La guagua viró por la Avenida La Plata y de inmediato supe que estaba cerca del barrio Pompeya, mi destino final. Sin pensarlo mucho, me bajé en la proxima parada y comencé a caminar hasta el cruce de la avenida para tomar el 15. Esa guagua era imposible de olvidar. Subí y bajé esa avenida tantas veces en el 15, que hasta imaginé hacerle un homenaje a esa ruta larga que agarraba todo el tiempo entre Palermo y Pompeya.
Poco a poco, se me fueron mezclando los recuerdos con la realidad. Se me juntaron. Y sentía como si no me hubiera ido. Una sensación rara. Era como darle "play" a una peli conocida, en la que yo era la protagonista, claro.
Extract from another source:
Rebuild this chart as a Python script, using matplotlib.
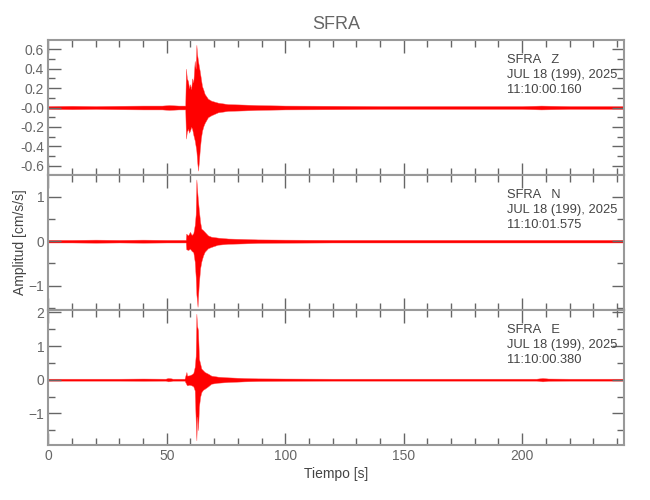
import matplotlib.pyplot as plt
from matplotlib.ticker import MultipleLocator

plt.rcParams["font.family"] = ["Liberation Sans", "DejaVu Sans"]

# envelope of each trace (time [s], upper, lower)
t_z = [0, 10, 20, 30, 40, 48, 51, 55, 57.8, 58.1, 58.5, 59.0, 59.4, 59.8, 60.3,
       60.7, 61.2, 61.8, 62.2, 62.5, 62.8, 63.2, 63.6, 63.9, 64.4, 64.9, 65.5,
       66.0, 67.4, 68.8, 71.6, 75.8, 82.8, 88.4, 100, 120, 140, 160, 180, 200,
       208, 220, 243]
up_z = [0.015, 0.018, 0.015, 0.018, 0.02, 0.02, 0.025, 0.02, 0.02, 0.40, 0.30,
        0.27, 0.20, 0.24, 0.19, 0.30, 0.26, 0.48, 0.40, 0.645, 0.55, 0.48, 0.42,
        0.38, 0.30, 0.22, 0.18, 0.14, 0.09, 0.07, 0.05, 0.035, 0.03, 0.025, 0.02,
        0.018, 0.015, 0.015, 0.015, 0.015, 0.02, 0.015, 0.015]
lo_z = [-0.015, -0.018, -0.015, -0.018, -0.02, -0.02, -0.025, -0.02, -0.02,
        -0.32, -0.25, -0.22, -0.26, -0.24, -0.20, -0.22, -0.28, -0.34, -0.40,
        -0.45, -0.55, -0.65, -0.55, -0.45, -0.32, -0.24, -0.19, -0.16, -0.10,
        -0.08, -0.05, -0.035, -0.03, -0.025, -0.02, -0.018, -0.015, -0.015,
        -0.015, -0.015, -0.02, -0.015, -0.015]

t_n = [0, 10, 20, 30, 40, 50, 55, 58.0, 58.2, 59.0, 59.8, 60.5, 61.2, 61.8,
       62.2, 62.5, 63.0, 63.5, 64.1, 64.6, 65.3, 66.0, 67.4, 68.8, 71.6, 75.8,
       82.8, 88.4, 100, 120, 140, 160, 180, 200, 220, 243]
up_n = [0.03, 0.03, 0.035, 0.03, 0.035, 0.03, 0.03, 0.03, 0.17, 0.13, 0.21,
        0.14, 0.18, 0.36, 0.60, 1.39, 1.03, 0.73, 0.43, 0.28, 0.25, 0.21, 0.13,
        0.10, 0.08, 0.06, 0.05, 0.04, 0.035, 0.03, 0.03, 0.03, 0.03, 0.03, 0.03,
        0.03]
lo_n = [-0.03, -0.03, -0.035, -0.03, -0.035, -0.03, -0.03, -0.03, -0.18, -0.20,
        -0.17, -0.22, -0.25, -0.46, -0.80, -1.20, -1.48, -0.99, -0.61, -0.46,
        -0.33, -0.24, -0.16, -0.13, -0.08, -0.06, -0.05, -0.04, -0.035, -0.03,
        -0.03, -0.03, -0.03, -0.03, -0.03, -0.03]

t_e = [0, 10, 20, 30, 40, 49.5, 50.5, 51.5, 52.5, 57.5, 58.3, 58.6, 59.5, 60.5,
       61.2, 61.8, 62.2, 62.5, 62.8, 63.2, 63.6, 64.1, 64.6, 65.3, 66.0, 67.4,
       68.8, 71.6, 75.8, 82.8, 88.4, 100, 120, 140, 160, 180, 200, 206, 208.6,
       211, 220, 243]
up_e = [0.03, 0.03, 0.03, 0.03, 0.035, 0.03, 0.05, 0.045, 0.03, 0.03, 0.23, 0.12,
        0.13, 0.16, 0.20, 0.38, 0.70, 1.96, 1.60, 1.47, 0.62, 0.48, 0.33, 0.28,
        0.23, 0.18, 0.12, 0.09, 0.07, 0.05, 0.04, 0.035, 0.03, 0.03, 0.03, 0.03,
        0.03, 0.03, 0.05, 0.035, 0.03, 0.03]
lo_e = [-0.03, -0.03, -0.03, -0.03, -0.035, -0.03, -0.05, -0.045, -0.03, -0.03,
        -0.14, -0.17, -0.15, -0.17, -0.20, -0.32, -1.20, -1.80, -1.10, -1.50,
        -0.80, -0.51, -0.37, -0.30, -0.27, -0.20, -0.12, -0.09, -0.07, -0.05,
        -0.04, -0.035, -0.03, -0.03, -0.03, -0.03, -0.03, -0.03, -0.05, -0.035,
        -0.03, -0.03]

components = ["Z", "N", "E"]
start_times = ["11:10:00.160", "11:10:01.575", "11:10:00.380"]
ylims = [(-0.695, 0.695), (-1.55, 1.49), (-1.94, 2.07)]
major_steps = [0.2, 1, 1]
minor_steps = [0.1, 0.5, 0.5]
traces = [(t_z, up_z, lo_z), (t_n, up_n, lo_n), (t_e, up_e, lo_e)]

grey = "#666666"
fig, axes = plt.subplots(3, 1, figsize=(6.5, 5), dpi=100, sharex=True)
fig.subplots_adjust(left=0.0743, right=0.96, top=0.92, bottom=0.11, hspace=0)

for i, ax in enumerate(axes):
    t, up, lo = traces[i]
    ax.fill_between(t, lo, up, color="red", lw=0.3, edgecolor="#ff5555")
    ax.set_xlim(0, 243)
    ax.set_ylim(*ylims[i])
    ax.xaxis.set_major_locator(MultipleLocator(50))
    ax.xaxis.set_minor_locator(MultipleLocator(10))
    ax.yaxis.set_major_locator(MultipleLocator(major_steps[i]))
    ax.yaxis.set_minor_locator(MultipleLocator(minor_steps[i]))
    ax.tick_params(which="both", direction="in", top=True, right=True,
                   color=grey, labelcolor=grey, labelsize=10, width=1, pad=3)
    ax.tick_params(which="major", length=9)
    ax.tick_params(which="minor", length=5)
    for sp in ax.spines.values():
        sp.set_color("#999999")
        sp.set_linewidth(1.5)
    ax.text(0.797, 0.895, "SFRA   %s\nJUL 18 (199), 2025\n%s" % (components[i], start_times[i]),
            transform=ax.transAxes, ha="left", va="top", fontsize=9.3,
            color="#444444", linespacing=1.3)

# the reference labels zero as -0.0 on the top panel
axes[0].yaxis.set_major_formatter(lambda v, p: "-0.0" if abs(v) < 1e-9 else "%.1f" % v)
axes[2].set_xlabel("Tiempo [s]", color="#444444", fontsize=10, labelpad=3)
axes[1].set_ylabel("Amplitud [cm/s/s]", color="#444444", fontsize=10)
axes[1].yaxis.set_label_coords(-0.037, 0.5)
axes[0].set_title("SFRA", color=grey, fontsize=13, pad=8)

fig.savefig("out.png")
Sin saber muy bien, si la peli era una comedia, un drama o era de misterio. Já.
Y las baldosas grises y rotas de la ciudad me fueron activando en el recuerdo tantas caminatas solitarias que di por esas calles. Comenzaba un viaje importante. Lo sabía, pero no tenía idea por dónde se moverían mis recuerdos y tantos hilos sueltos. Definitivamente este viaje a Buenos Aires no tenía el glamour de mis visitas a las grandes ciudades, como Nueva York o París, que me han dejado con sed de cultura y arte. O el viaje a Haití, donde reconocí mis raíces caribeñas entre los escombros de un Puerto Príncipe que sobrevive. El viaje a Buenos Aires era otra cosa. Era un viaje duro y muy íntimo, como la ciudad misma. Un viaje a las zonas grises. A lo difuso. A un plano, que todavía estoy entendiendo mientras escribo.
4 comentarios:
Me fascina como escribis...creo que soy un lector ávido de tus historias....las espero ancioso...besos
Gracias Pablo. Ya ves, este blog es mi catarsis. Mi viaje del viaje, tan necesario para rememorar lo que me toca hondo y me marca. Gracias por ser testigo de estas vivencias. Y gracias por la letra "Mirada", que me hace "mirar" desde otro sitio esta visita a tu patria. Un beso. Cuando regrese, brindaremos con un Malbec.
hermoso, intenso sincero y contundente todo lo que decis. queiro leer las continuaciones
besos
Bienvenido!!!! Sigo, que todavía queda mucho por contar y vivir.